Movement-Building Goals

  1. Build and coalesce a domestic food sovereignty movement that identifies itself as part of the broader global movement for food sovereignty and is recognized as such by international counterparts.
  2. Build strategic partnerships with existing food justice and food worker initiatives in the US around the theme of ending poverty through rebuilding local food economies. Ensure that the Alliance is informed by these initiatives, honors them, and actively supports them.
  3. Build strategic partnerships with international allies. Facilitate the active participation of US-based groups in global food sovereignty campaigns and initiatives (e.g., representation in the International Planning Committee for Food Sovereignty and involvement in global days of action called by La Via Campesina and other international allies).

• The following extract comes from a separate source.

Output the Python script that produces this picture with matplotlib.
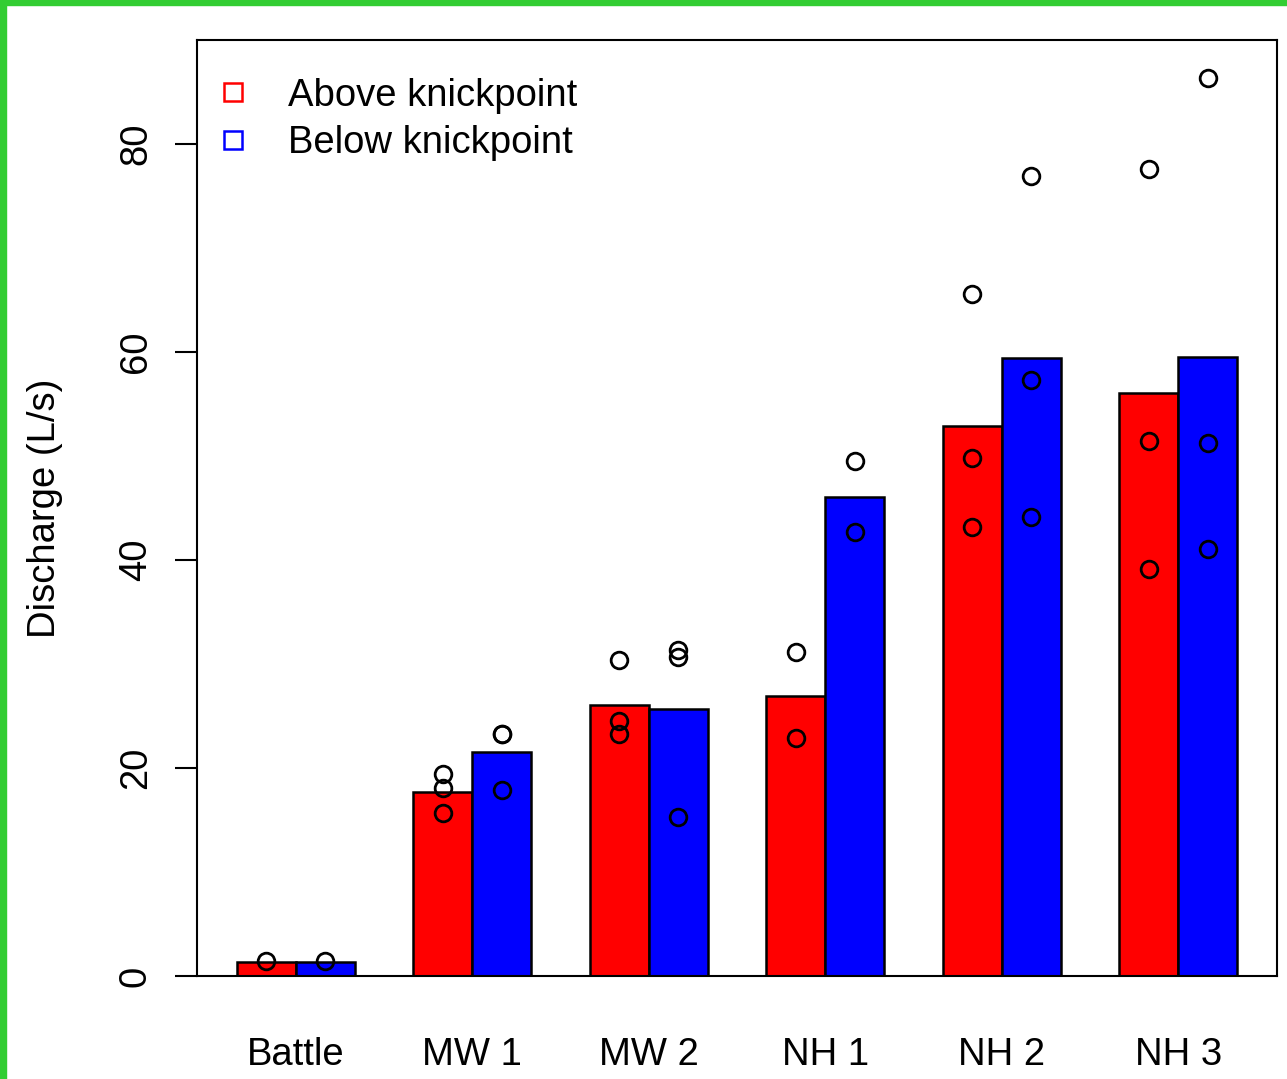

  4. Lead a broad-based educational campaign on food sovereignty in the US, helping communities to understand how their local struggles are connected to broader struggles and imbalances of power.
  5. Raise awareness of how US foreign aid, trade, climate, and development policies are undermining food sovereignty of communities across the globe and build political capacity to challenge these policies and offer alternatives.
  6. Identify common struggles that intersect global and domestic arenas – e.g., land grabbing, water rights, and corporate control of the food system. Build mechanisms for communities to effectively support each other’s struggles, both within the US and across borders and continents.
  7. Through grassroots organizing and alliance-building, work to build political power to bring about structural change in the US and internationally. Use the Call to Action to End the Food Crisis as a tool for organizing.
  8. Build strategic alliances with related movements – e.g., climate justice, economic justice, community control of land, water, and others.
  9. Work collectively to raise and share resources that support the leadership and full participation of grassroots members of the Alliance.
  10. Actively support the leadership of the next generation.